++++ Exercise material

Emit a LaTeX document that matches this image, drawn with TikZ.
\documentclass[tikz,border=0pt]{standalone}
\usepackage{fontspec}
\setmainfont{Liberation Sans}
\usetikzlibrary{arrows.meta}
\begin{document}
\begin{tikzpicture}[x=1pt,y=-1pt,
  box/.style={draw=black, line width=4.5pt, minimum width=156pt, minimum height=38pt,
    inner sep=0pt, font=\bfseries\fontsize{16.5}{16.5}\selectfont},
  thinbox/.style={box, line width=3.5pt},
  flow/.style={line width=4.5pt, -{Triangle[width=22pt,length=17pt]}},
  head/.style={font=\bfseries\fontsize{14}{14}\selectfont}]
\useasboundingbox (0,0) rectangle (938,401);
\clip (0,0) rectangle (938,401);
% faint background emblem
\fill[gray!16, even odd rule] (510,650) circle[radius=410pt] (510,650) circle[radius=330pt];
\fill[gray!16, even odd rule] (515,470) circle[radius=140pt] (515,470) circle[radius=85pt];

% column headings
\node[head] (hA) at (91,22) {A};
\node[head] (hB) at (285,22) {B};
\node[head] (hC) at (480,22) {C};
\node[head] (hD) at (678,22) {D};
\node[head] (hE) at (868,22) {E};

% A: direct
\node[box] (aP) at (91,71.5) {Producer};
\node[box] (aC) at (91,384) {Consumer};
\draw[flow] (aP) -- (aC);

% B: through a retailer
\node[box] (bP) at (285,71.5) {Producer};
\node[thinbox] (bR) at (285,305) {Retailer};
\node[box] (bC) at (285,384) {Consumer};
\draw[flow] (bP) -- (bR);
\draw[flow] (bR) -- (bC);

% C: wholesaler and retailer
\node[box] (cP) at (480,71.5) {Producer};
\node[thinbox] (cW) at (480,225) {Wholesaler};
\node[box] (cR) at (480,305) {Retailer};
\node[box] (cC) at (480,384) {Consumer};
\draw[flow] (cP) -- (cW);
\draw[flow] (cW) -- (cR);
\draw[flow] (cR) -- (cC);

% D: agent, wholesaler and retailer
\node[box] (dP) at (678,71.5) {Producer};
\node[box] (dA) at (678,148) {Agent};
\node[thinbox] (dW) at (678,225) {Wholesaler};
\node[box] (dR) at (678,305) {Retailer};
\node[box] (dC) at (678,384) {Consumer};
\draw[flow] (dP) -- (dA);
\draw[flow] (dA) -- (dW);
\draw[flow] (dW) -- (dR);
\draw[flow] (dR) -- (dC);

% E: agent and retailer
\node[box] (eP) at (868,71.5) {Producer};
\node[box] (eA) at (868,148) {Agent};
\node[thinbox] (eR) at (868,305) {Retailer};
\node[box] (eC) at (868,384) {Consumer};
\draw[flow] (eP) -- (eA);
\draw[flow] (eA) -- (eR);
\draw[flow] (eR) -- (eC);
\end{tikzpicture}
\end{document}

++++++++
++++ Exercise material

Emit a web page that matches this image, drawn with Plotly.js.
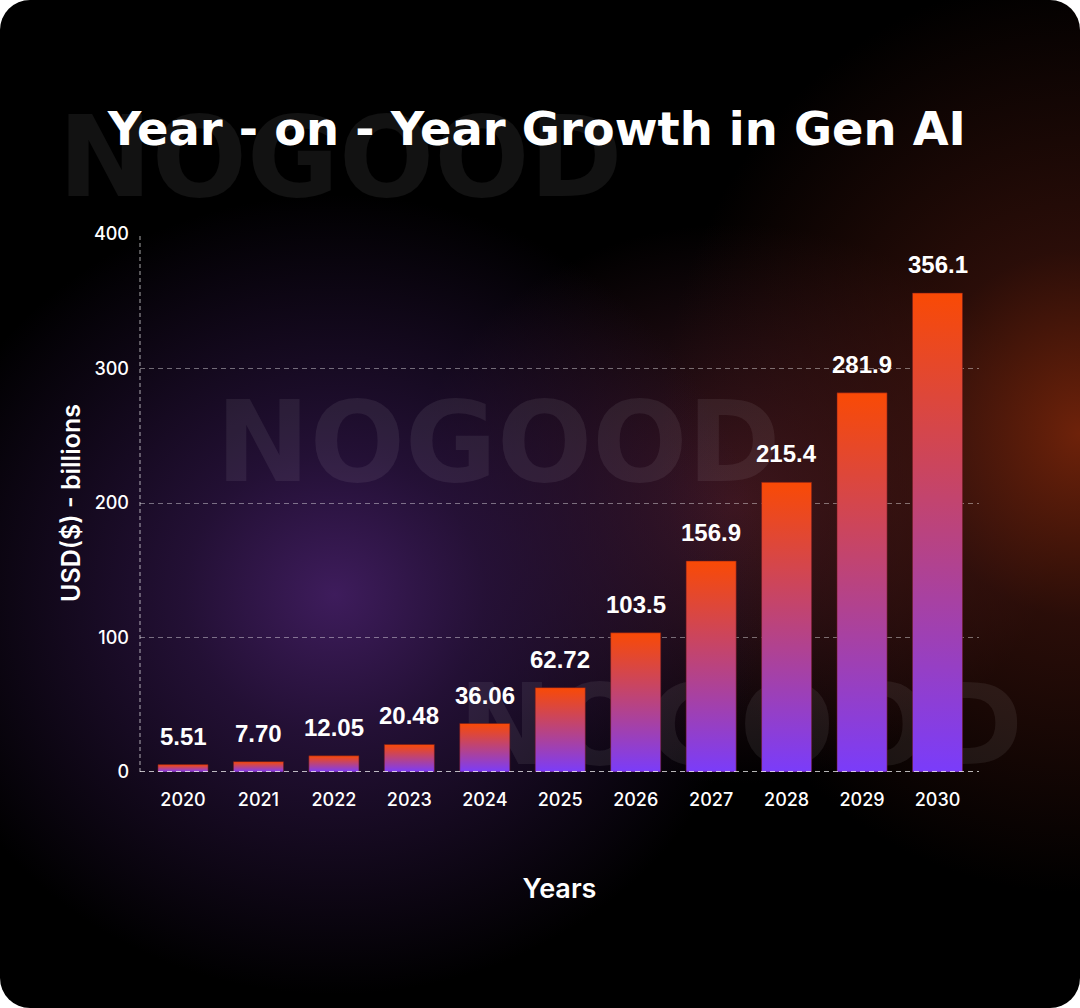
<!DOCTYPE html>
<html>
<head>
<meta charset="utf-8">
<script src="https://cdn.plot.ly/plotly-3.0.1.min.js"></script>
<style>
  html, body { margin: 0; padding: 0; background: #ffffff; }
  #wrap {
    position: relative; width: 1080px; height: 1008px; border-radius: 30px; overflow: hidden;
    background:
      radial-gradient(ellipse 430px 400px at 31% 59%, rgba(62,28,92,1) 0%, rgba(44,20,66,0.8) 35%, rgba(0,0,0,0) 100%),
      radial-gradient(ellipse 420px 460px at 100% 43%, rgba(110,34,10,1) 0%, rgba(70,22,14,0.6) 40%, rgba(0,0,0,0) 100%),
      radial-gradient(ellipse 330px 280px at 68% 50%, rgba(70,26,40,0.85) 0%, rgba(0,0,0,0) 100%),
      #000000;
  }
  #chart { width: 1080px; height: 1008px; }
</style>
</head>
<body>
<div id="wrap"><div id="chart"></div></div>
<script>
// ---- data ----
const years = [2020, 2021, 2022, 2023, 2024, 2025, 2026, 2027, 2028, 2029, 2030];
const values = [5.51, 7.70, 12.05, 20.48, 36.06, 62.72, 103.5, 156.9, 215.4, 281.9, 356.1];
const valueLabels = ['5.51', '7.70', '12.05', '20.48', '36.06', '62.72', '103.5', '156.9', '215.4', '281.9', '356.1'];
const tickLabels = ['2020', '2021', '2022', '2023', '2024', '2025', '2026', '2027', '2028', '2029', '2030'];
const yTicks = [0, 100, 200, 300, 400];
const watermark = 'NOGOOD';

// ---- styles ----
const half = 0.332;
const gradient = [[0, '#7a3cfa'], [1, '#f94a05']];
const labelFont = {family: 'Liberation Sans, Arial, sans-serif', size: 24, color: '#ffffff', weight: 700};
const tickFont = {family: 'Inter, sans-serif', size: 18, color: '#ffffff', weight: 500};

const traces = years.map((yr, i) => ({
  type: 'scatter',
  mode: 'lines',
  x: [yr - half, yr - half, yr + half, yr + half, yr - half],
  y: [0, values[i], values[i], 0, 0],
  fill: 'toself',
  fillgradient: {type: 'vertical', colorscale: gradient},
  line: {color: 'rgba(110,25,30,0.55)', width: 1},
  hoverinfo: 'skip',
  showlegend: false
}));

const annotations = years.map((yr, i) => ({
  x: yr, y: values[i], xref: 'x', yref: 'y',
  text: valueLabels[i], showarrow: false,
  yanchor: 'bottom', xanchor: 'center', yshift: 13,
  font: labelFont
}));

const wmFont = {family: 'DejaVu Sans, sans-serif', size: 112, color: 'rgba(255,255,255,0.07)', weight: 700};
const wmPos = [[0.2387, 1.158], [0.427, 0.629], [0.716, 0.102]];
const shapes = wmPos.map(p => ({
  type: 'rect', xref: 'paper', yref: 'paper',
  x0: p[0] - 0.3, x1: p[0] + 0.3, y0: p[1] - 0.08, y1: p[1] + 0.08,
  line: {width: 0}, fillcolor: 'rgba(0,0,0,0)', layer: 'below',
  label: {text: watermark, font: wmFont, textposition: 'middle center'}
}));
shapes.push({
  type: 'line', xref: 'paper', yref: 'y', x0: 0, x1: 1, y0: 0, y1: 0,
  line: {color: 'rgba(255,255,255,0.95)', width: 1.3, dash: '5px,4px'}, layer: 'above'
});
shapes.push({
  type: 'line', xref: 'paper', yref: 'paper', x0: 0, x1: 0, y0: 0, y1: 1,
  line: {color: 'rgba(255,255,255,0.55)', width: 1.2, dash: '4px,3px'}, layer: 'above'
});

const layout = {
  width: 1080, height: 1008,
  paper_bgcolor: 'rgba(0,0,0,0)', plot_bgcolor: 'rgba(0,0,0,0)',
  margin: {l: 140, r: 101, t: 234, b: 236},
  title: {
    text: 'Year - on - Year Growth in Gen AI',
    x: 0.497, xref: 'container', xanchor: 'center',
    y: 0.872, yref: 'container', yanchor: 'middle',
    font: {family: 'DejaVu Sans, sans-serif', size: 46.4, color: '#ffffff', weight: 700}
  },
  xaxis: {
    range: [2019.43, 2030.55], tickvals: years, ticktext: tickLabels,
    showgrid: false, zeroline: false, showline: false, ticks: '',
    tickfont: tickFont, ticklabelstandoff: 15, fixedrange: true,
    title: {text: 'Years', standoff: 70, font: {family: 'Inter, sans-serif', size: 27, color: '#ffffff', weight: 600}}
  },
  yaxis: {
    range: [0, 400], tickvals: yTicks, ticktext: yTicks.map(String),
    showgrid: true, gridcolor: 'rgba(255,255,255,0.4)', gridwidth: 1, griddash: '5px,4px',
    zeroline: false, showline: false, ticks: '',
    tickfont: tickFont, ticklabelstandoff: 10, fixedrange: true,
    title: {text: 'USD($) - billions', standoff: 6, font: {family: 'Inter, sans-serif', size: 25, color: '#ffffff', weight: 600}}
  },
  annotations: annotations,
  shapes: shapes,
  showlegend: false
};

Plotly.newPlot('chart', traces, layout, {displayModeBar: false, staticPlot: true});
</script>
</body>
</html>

++++++++

* Short exercise *
Filter the records above for "this" and copy every matching line.

* Exercise result *
Emit a LaTeX document that matches this image, drawn with TikZ.
Emit a web page that matches this image, drawn with Plotly.js.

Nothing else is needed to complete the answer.